## Your instructions
Return the lines below exactly, from the first line to the line that contains "(-14,0) -- (-32,-18)". Leave out pictures.
+--
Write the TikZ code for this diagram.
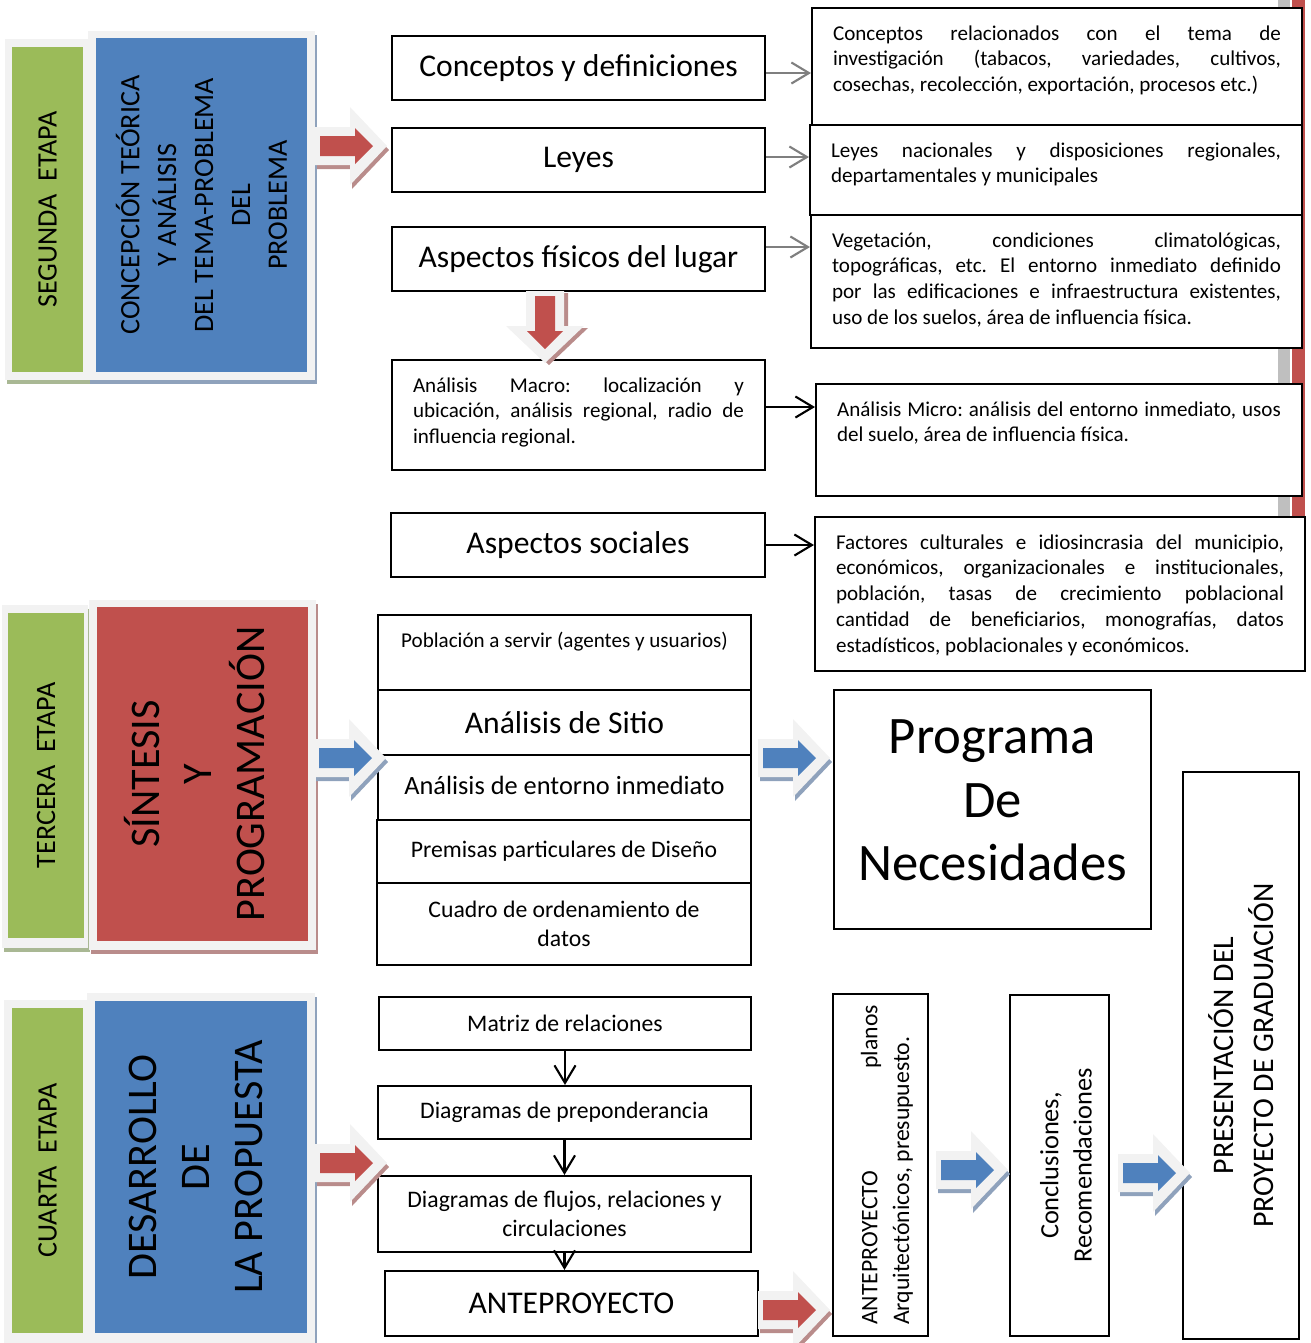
\documentclass[tikz,border=0pt]{standalone}
\usepackage{fontspec}
\setmainfont{Carlito}
\usetikzlibrary{arrows.meta}

\definecolor{stgreen}{HTML}{9BBB59}
\definecolor{stblue}{HTML}{4F81BD}
\definecolor{stred}{HTML}{C0504D}
\definecolor{stframe}{HTML}{F2F2F2}
\definecolor{shgreen}{HTML}{A9B894}
\definecolor{shblue}{HTML}{8FA2BC}
\definecolor{shred}{HTML}{B98C8B}
\definecolor{arrowgray}{HTML}{7F7F7F}
\definecolor{bargray}{HTML}{BFBFBF}

% top aligned text block: width, height, text
\newcommand{\topbox}[3]{\parbox[c][#2][t]{#1}{\tolerance=10000\hbadness=10000\frenchspacing #3}}
% block arrow: tip, angle, fill, shadow, shadow offset
\newcommand{\blockarrow}[5]{%
  \fill[#4, shift={#1}, shift={#5}, rotate=#2] (0,0) -- (-37,-39) -- (-37,-19) -- (-72,-19) -- (-72,19) -- (-37,19) -- (-37,39) -- cycle;
  \fill[stframe, shift={#1}, rotate=#2] (0,0) -- (-37,-39) -- (-37,-19) -- (-72,-19) -- (-72,19) -- (-37,19) -- (-37,39) -- cycle;
  \fill[#3, shift={#1}, rotate=#2] (-14,0) -- (-32,-18) -- (-32,-10) -- (-67,-10) -- (-67,10) -- (-32,10) -- (-32,18) -- cycle;}

\begin{document}
\begin{tikzpicture}[x=0.02cm, y=-0.02cm,
  box/.style={draw, line width=1.2pt, fill=white, inner sep=0pt},
  big/.style={font=\fontsize{18}{22}\selectfont},
  mid/.style={font=\fontsize{13.5}{16.5}\selectfont},
  small/.style={font=\fontsize{12}{14.7}\selectfont},
  note/.style={box, small, inner xsep=0.42cm, inner ysep=0.35cm},
  panel/.style={rotate=90, inner sep=0pt, align=center},
  link/.style={line width=1.2pt, -{Straight Barb[length=10pt,width=12pt]}},
  glink/.style={link, draw=arrowgray}]
\useasboundingbox (0,0) rectangle (1311,1343);

% bars at the right edge
\fill[bargray] (1278,0) rectangle (1290,520);
\fill[stred] (1292,0) rectangle (1305,520);

% segunda etapa
\fill[shgreen] (7,43) rectangle (90,384);
\fill[stframe] (5,39) rectangle (88,380);
\fill[shblue] (90,35) rectangle (317,384);
\fill[stframe] (88,31) rectangle (315,380);
\node[panel, fill=stgreen, minimum width=6.5cm, minimum height=1.42cm, font=\fontsize{16}{21}\selectfont] (seg) at (47.5,209.5) {SEGUNDA\ \ ETAPA};
\node[panel, fill=stblue, minimum width=6.68cm, minimum height=4.22cm, font=\fontsize{16}{21}\selectfont] (teoria) at (201.5,205) {CONCEPCIÓN TEÓRICA\\Y ANÁLISIS\\DEL TEMA-PROBLEMA\\DEL\\PROBLEMA};

% tercera etapa
\fill[shgreen] (4,609) rectangle (90,952);
\fill[stframe] (2,605) rectangle (88,948);
\fill[shred] (91,604) rectangle (318,954);
\fill[stframe] (89,600) rectangle (316,950);
\fill[stred] (97,607) rectangle (308,941);
\node[panel, fill=stgreen, minimum width=6.5cm, minimum height=1.52cm, font=\fontsize{16}{21}\selectfont] (terc) at (46,775.5) {TERCERA\ \ ETAPA};
\node[panel, font=\fontsize{24}{30}\selectfont] (sint) at (194.5,774) {SÍNTESIS\\Y\\PROGRAMACIÓN};

% cuarta etapa
\fill[shgreen] (6,1004) rectangle (91,1347);
\fill[stframe] (4,1000) rectangle (89,1343);
\fill[shblue] (89,997) rectangle (317,1347);
\fill[stframe] (87,993) rectangle (315,1343);
\fill[stblue] (95,1001) rectangle (307,1333);
\node[panel, fill=stgreen, minimum width=6.5cm, minimum height=1.42cm, font=\fontsize{16}{21}\selectfont] (cuar) at (47.5,1170.5) {CUARTA\ \ ETAPA};
\node[panel, font=\fontsize{24}{30}\selectfont] (desa) at (196,1167) {DESARROLLO\\DE\\LA PROPUESTA};

% segunda etapa, boxes
\node[box, big, minimum width=7.46cm, minimum height=1.28cm] (conc) at (578.5,68) {Conceptos y definiciones};
\node[box, big, minimum width=7.46cm, minimum height=1.28cm] (leyes) at (578.5,160) {Leyes};
\node[box, big, minimum width=7.46cm, minimum height=1.28cm] (fisic) at (578.5,259) {Aspectos físicos del lugar};
\node[note] (macro) at (578.5,415) {\topbox{6.62cm}{1.5cm}{Análisis Macro: localización y\linebreak ubicación, análisis regional, radio de\linebreak influencia regional.}};
\node[box, big, minimum width=7.48cm, minimum height=1.28cm] (social) at (578,545) {Aspectos sociales};

\node[note] (relac) at (1057,66.5) {\topbox{8.96cm}{1.64cm}{Conceptos relacionados con el tema de\linebreak investigación (tabacos, variedades, cultivos,\linebreak cosechas, recolección, exportación, procesos etc.)}};
\node[note] (leynac) at (1056,170) {\topbox{9.0cm}{1.1cm}{Leyes nacionales y disposiciones regionales,\linebreak departamentales y municipales}};
\node[note] (veget) at (1056.5,281.5) {\topbox{8.98cm}{1.96cm}{Vegetación, condiciones climatológicas,\linebreak topográficas, etc. El entorno inmediato definido\linebreak por las edificaciones e infraestructura existentes,\linebreak uso de los suelos, área de influencia física.}};
\node[note] (micro) at (1059,440) {\topbox{8.88cm}{1.54cm}{Análisis Micro: análisis del entorno inmediato, usos\linebreak del suelo, área de influencia física.}};
\node[note] (fact) at (1060,594) {\topbox{8.96cm}{2.38cm}{Factores culturales e idiosincrasia del municipio,\linebreak económicos, organizacionales e institucionales,\linebreak población, tasas de crecimiento poblacional\linebreak cantidad de beneficiarios, monografías, datos\linebreak estadísticos, poblacionales y económicos.}};

\draw[glink] (conc.east |- 0,73) -- (relac.west |- 0,73);
\draw[glink] (leyes.east |- 0,157) -- (leynac.west |- 0,157);
\draw[glink] (fisic.east |- 0,247) -- (veget.west |- 0,247);
\draw[link] (macro.east |- 0,407) -- (micro.west |- 0,407);
\draw[link] (social.east) -- (social.east -| fact.west);

% tercera etapa, boxes
\node[box, small, inner ysep=0.35cm] (pobl) at (564.5,652.5) {\topbox{7.46cm}{0.8cm}{\centering Población a servir (agentes y usuarios)}};
\node[box, big, minimum width=7.46cm, minimum height=1.3cm] (sitio) at (564.5,722.5) {Análisis de Sitio};
\node[box, font=\fontsize{15}{18}\selectfont, minimum width=7.46cm, minimum height=1.3cm] (entorno) at (564.5,787.5) {\raisebox{2pt}{Análisis de entorno inmediato}};
\node[box, mid, minimum width=7.48cm, minimum height=1.26cm] (premisa) at (564,851.5) {\raisebox{2pt}{Premisas particulares de Diseño}};
\node[box, mid, minimum width=7.48cm, minimum height=1.64cm, align=center] (cuadro) at (564,924) {Cuadro de ordenamiento de\\datos};
\node[box, font=\fontsize{30}{36}\selectfont, inner xsep=0pt, inner ysep=0.6cm] (progr) at (992.5,809.5) {\topbox{6.34cm}{3.58cm}{\centering Programa\\De\\Necesidades}};
\node[box, rotate=90, font=\fontsize{17}{22.7}\selectfont, minimum width=11.34cm, minimum height=2.32cm, align=center] (pres) at (1241,1055.5) {PRESENTACIÓN DEL\\PROYECTO DE GRADUACIÓN};

% cuarta etapa, boxes
\node[box, mid, minimum width=7.44cm, minimum height=1.06cm] (matriz) at (565,1023.5) {Matriz de relaciones};
\node[box, mid, minimum width=7.46cm, minimum height=1.06cm] (prepond) at (564.5,1112.5) {Diagramas de preponderancia};
\node[box, mid, minimum width=7.46cm, minimum height=1.52cm, align=center] (flujos) at (564.5,1214) {Diagramas de flujos, relaciones y\\circulaciones};
\node[box, big, minimum width=7.46cm, minimum height=1.3cm] (antep) at (571.5,1303.5) {ANTEPROYECTO};
\node[box, rotate=90, font=\fontsize{13.5}{18}\selectfont, inner xsep=0.22cm, inner ysep=0.56cm] (planos) at (880.5,1165) {\topbox{6.4cm}{0.78cm}{ANTEPROYECTO\hfill planos\\Arquitectónicos, presupuesto.}};
\node[box, rotate=90, font=\fontsize{15}{19}\selectfont, inner xsep=0pt, inner ysep=0.6cm] (concl) at (1059.5,1165.5) {\topbox{6.82cm}{0.78cm}{\centering Conclusiones,\\Recomendaciones}};

\draw[link] (matriz.south) -- (matriz.south |- prepond.north);
\draw[link] (prepond.south) -- (prepond.south |- flujos.north);
\draw[link] (flujos.south) -- (flujos.south |- antep.north);

% block arrows
\blockarrow{(387,146)}{0}{stred}{shred}{(2,4)}
\blockarrow{(545,363)}{-90}{stred}{shred}{(4,2)}
\blockarrow{(386,758)}{0}{stblue}{shblue}{(2,4)}
\blockarrow{(830,758)}{0}{stblue}{shblue}{(2,4)}
\blockarrow{(387,1163)}{0}{stred}{shred}{(2,4)}
\blockarrow{(830,1310)}{0}{stred}{shred}{(2,4)}
\blockarrow{(1008,1170)}{0}{stblue}{shblue}{(2,4)}
\blockarrow{(1190,1173)}{0}{stblue}{shblue}{(2,4)}
\end{tikzpicture}
\end{document}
+--
## Problem solution
Write the TikZ code for this diagram.
\documentclass[tikz,border=0pt]{standalone}
\usepackage{fontspec}
\setmainfont{Carlito}
\usetikzlibrary{arrows.meta}

\definecolor{stgreen}{HTML}{9BBB59}
\definecolor{stblue}{HTML}{4F81BD}
\definecolor{stred}{HTML}{C0504D}
\definecolor{stframe}{HTML}{F2F2F2}
\definecolor{shgreen}{HTML}{A9B894}
\definecolor{shblue}{HTML}{8FA2BC}
\definecolor{shred}{HTML}{B98C8B}
\definecolor{arrowgray}{HTML}{7F7F7F}
\definecolor{bargray}{HTML}{BFBFBF}

% top aligned text block: width, height, text
\newcommand{\topbox}[3]{\parbox[c][#2][t]{#1}{\tolerance=10000\hbadness=10000\frenchspacing #3}}
% block arrow: tip, angle, fill, shadow, shadow offset
\newcommand{\blockarrow}[5]{%
  \fill[#4, shift={#1}, shift={#5}, rotate=#2] (0,0) -- (-37,-39) -- (-37,-19) -- (-72,-19) -- (-72,19) -- (-37,19) -- (-37,39) -- cycle;
  \fill[stframe, shift={#1}, rotate=#2] (0,0) -- (-37,-39) -- (-37,-19) -- (-72,-19) -- (-72,19) -- (-37,19) -- (-37,39) -- cycle;
  \fill[#3, shift={#1}, rotate=#2] (-14,0) -- (-32,-18) -- (-32,-10) -- (-67,-10) -- (-67,10) -- (-32,10) -- (-32,18) -- cycle;}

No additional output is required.